Begin with the first line of the material and write out each line exactly, ending with the line that contains "1300, 1350, 1400];". Pictures are not part of the copy.
____
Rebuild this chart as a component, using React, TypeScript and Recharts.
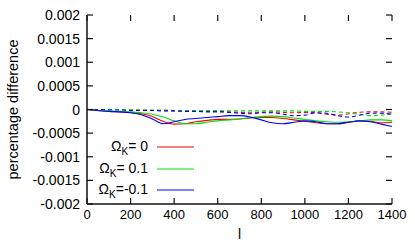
import React from 'react';
import { LineChart, Line, XAxis, YAxis } from 'recharts';

const L = [0, 50, 100, 150, 200, 250, 300, 350, 400, 450, 500, 550, 600, 650, 700, 750, 800, 850, 900, 950, 1000, 1050, 1100, 1150, 1200, 1250, 1300, 1350, 1400];

const redSolid = [0, -0.00002, -0.00004, -0.00005, -0.00006, -0.00009, -0.00015, -0.00025, -0.00031, -0.0003, -0.00026, -0.00023, -0.00021, -0.00021, -0.0002, -0.00018, -0.00017, -0.00017, -0.00019, -0.00022, -0.00025, -0.00028, -0.0003, -0.0003, -0.00027, -0.00024, -0.00025, -0.00028, -0.00027];
const greenSolid = [0, -0.00002, -0.00003, -0.00004, -0.00005, -0.00007, -0.0001, -0.00016, -0.00024, -0.0003, -0.0003, -0.00027, -0.00024, -0.00022, -0.0002, -0.00017, -0.00015, -0.00014, -0.00015, -0.00018, -0.00021, -0.00024, -0.00026, -0.00027, -0.00026, -0.00024, -0.00022, -0.00022, -0.00024];
const blueSolid = [0, -0.00002, -0.00004, -0.00005, -0.00007, -0.00011, -0.0002, -0.0003, -0.00026, -0.00021, -0.00019, -0.00017, -0.00015, -0.00013, -0.00013, -0.00016, -0.00022, -0.00028, -0.0003, -0.00027, -0.00024, -0.00026, -0.0003, -0.0003, -0.00027, -0.00024, -0.00026, -0.00031, -0.00036];
const redDashed = [0, 0, 0, 0, -0.00001, -0.00001, -0.00002, -0.00002, -0.00003, -0.00003, -0.00003, -0.00004, -0.00004, -0.00005, -0.00006, -0.00007, -0.00006, -0.00005, -0.00006, -0.00007, -0.00006, -0.00007, -0.0001, -0.00012, -0.00009, -0.00006, -0.00005, -0.00005, -0.00006];
const greenDashed = [0, 0, 0, 0, -0.00001, -0.00001, -0.00001, -0.00001, -0.00002, -0.00002, -0.00002, -0.00002, -0.00002, -0.00003, -0.00003, -0.00003, -0.00003, -0.00003, -0.00003, -0.00003, -0.00004, -0.00004, -0.00004, -0.00005, -0.00007, -0.0001, -0.00013, -0.00012, -0.00009];
const blueDashed = [0, 0, -0.00001, -0.00001, -0.00002, -0.00002, -0.00002, -0.00003, -0.00003, -0.00004, -0.00004, -0.00005, -0.00005, -0.00006, -0.00008, -0.00009, -0.00007, -0.00007, -0.0001, -0.00013, -0.00012, -0.00007, -0.00008, -0.00013, -0.00016, -0.00012, -0.00008, -0.00008, -0.0001];

const xTicks = [0, 200, 400, 600, 800, 1000, 1200, 1400];
const yTicks = [-0.002, -0.0015, -0.001, -0.0005, 0, 0.0005, 0.001, 0.0015, 0.002];

const legendNames = ['\u00a00', '\u00a00.1', '-0.1'];
const RED = '#ff0000';
const GREEN = '#00e000';
const BLUE = '#0000ff';
const legendColors = [RED, GREEN, BLUE];

const data = L.map((l, i) => ({
  l,
  r: redSolid[i],
  g: greenSolid[i],
  b: blueSolid[i],
  rd: redDashed[i],
  gd: greenDashed[i],
  bd: blueDashed[i],
}));

const FONT = '"Liberation Sans", Arial, Helvetica, sans-serif';
const FRAME = '#111';
const PL = 87;
const PR = 392;
const PT = 15;
const PB = 204;
const TK = 6;

const fmtY = (v: number) => {
  if (Math.abs(v) < 1e-12) return '0';
  return String(Number(v.toPrecision(2)));
};

// bottom tick: draws the inward tick at the bottom and its mirror at the top
const BottomTick = (props: any) => {
  const { x, payload } = props;
  return (
    <g>
      <line x1={x} x2={x} y1={PB} y2={PB - TK} stroke={FRAME} strokeWidth={1.2} />
      <line x1={x} x2={x} y1={PT} y2={PT + TK} stroke={FRAME} strokeWidth={1.2} />
      <text x={x} y={PB + 15} textAnchor="middle" fontFamily={FONT} fontSize={13} fill="#000">
        {payload.value}
      </text>
    </g>
  );
};

// left tick: draws the inward tick at the left and its mirror at the right
const LeftTick = (props: any) => {
  const { y, payload } = props;
  return (
    <g>
      <line x1={PL} x2={PL + TK} y1={y} y2={y} stroke={FRAME} strokeWidth={1.2} />
      <line x1={PR} x2={PR - TK} y1={y} y2={y} stroke={FRAME} strokeWidth={1.2} />
      <text x={PL - 7} y={y + 5} textAnchor="end" fontFamily={FONT} fontSize={14} fill="#000">
        {fmtY(payload.value)}
      </text>
    </g>
  );
};

const YLabel = (props: any) => {
  const vb = props.viewBox || { x: 0, y: PT, width: PL, height: PB - PT };
  const cx = 13;
  const cy = vb.y + vb.height / 2;
  return (
    <text x={cx} y={cy} transform={`rotate(-90 ${cx} ${cy})`} textAnchor="middle" dominantBaseline="central" fontFamily={FONT} fontSize={14.5} fill="#000">
      percentage difference
    </text>
  );
};

const XLabel = (props: any) => {
  const vb = props.viewBox || { x: PL, y: PB, width: PR - PL, height: 45 };
  const cx = vb.x + vb.width / 2;
  return (
    <text x={cx} y={239} textAnchor="middle" fontFamily={FONT} fontSize={14} fill="#000">
      l
    </text>
  );
};

const rowY = [147, 169, 190];

export default function App() {
  return (
    <div style={{ position: 'absolute', left: 0, top: 0, width: 415, height: 249, background: '#fff' }}>
      <LineChart width={415} height={249} data={data} margin={{ top: PT, right: 415 - PR, bottom: 0, left: 0 }}>
        <XAxis
          xAxisId="b"
          dataKey="l"
          type="number"
          domain={[0, 1400]}
          ticks={xTicks}
          interval={0}
          height={249 - PB}
          tickLine={false}
          axisLine={{ stroke: FRAME, strokeWidth: 1.5 }}
          tick={<BottomTick />}
          label={<XLabel />}
        />
        <XAxis
          xAxisId="t"
          orientation="top"
          dataKey="l"
          type="number"
          domain={[0, 1400]}
          height={0}
          tickLine={false}
          tick={false}
          axisLine={{ stroke: FRAME, strokeWidth: 1.5 }}
        />
        <YAxis
          yAxisId="l"
          type="number"
          domain={[-0.002, 0.002]}
          ticks={yTicks}
          interval={0}
          width={PL}
          tickLine={false}
          axisLine={{ stroke: FRAME, strokeWidth: 1.5 }}
          tick={<LeftTick />}
          label={<YLabel />}
        />
        <YAxis
          yAxisId="r"
          orientation="right"
          type="number"
          domain={[-0.002, 0.002]}
          width={0}
          tickLine={false}
          tick={false}
          axisLine={{ stroke: FRAME, strokeWidth: 1.5 }}
        />
        <Line xAxisId="b" yAxisId="l" type="monotone" dataKey="rd" stroke={RED} strokeWidth={1.1} strokeDasharray="4 3" dot={false} isAnimationActive={false} />
        <Line xAxisId="b" yAxisId="l" type="monotone" dataKey="gd" stroke={GREEN} strokeWidth={1.1} strokeDasharray="4 3" dot={false} isAnimationActive={false} />
        <Line xAxisId="b" yAxisId="l" type="monotone" dataKey="bd" stroke={BLUE} strokeWidth={1.1} strokeDasharray="4 3" dot={false} isAnimationActive={false} />
        <Line xAxisId="b" yAxisId="l" type="monotone" dataKey="r" stroke={RED} strokeWidth={1.1} dot={false} isAnimationActive={false} />
        <Line xAxisId="b" yAxisId="l" type="monotone" dataKey="g" stroke={GREEN} strokeWidth={1.1} dot={false} isAnimationActive={false} />
        <Line xAxisId="b" yAxisId="l" type="monotone" dataKey="b" stroke={BLUE} strokeWidth={1.1} dot={false} isAnimationActive={false} />
      </LineChart>
      <svg width={415} height={249} style={{ position: 'absolute', left: 0, top: 0, pointerEvents: 'none' }}>
        {legendNames.map((n, i) => (
          <g key={i}>
            <text x={148} y={rowY[i] + 4} textAnchor="end" fontFamily={FONT} fontSize={14} fill="#000">
              Ω<tspan fontSize={10} dy={4}>K</tspan><tspan dy={-4}>={n}</tspan>
            </text>
            <line x1={157} x2={194} y1={rowY[i]} y2={rowY[i]} stroke={legendColors[i]} strokeWidth={1.2} />
          </g>
        ))}
      </svg>
    </div>
  );
}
____
* _Answer to the exercise_:
Rebuild this chart as a component, using React, TypeScript and Recharts.
import React from 'react';
import { LineChart, Line, XAxis, YAxis } from 'recharts';

const L = [0, 50, 100, 150, 200, 250, 300, 350, 400, 450, 500, 550, 600, 650, 700, 750, 800, 850, 900, 950, 1000, 1050, 1100, 1150, 1200, 1250, 1300, 1350, 1400];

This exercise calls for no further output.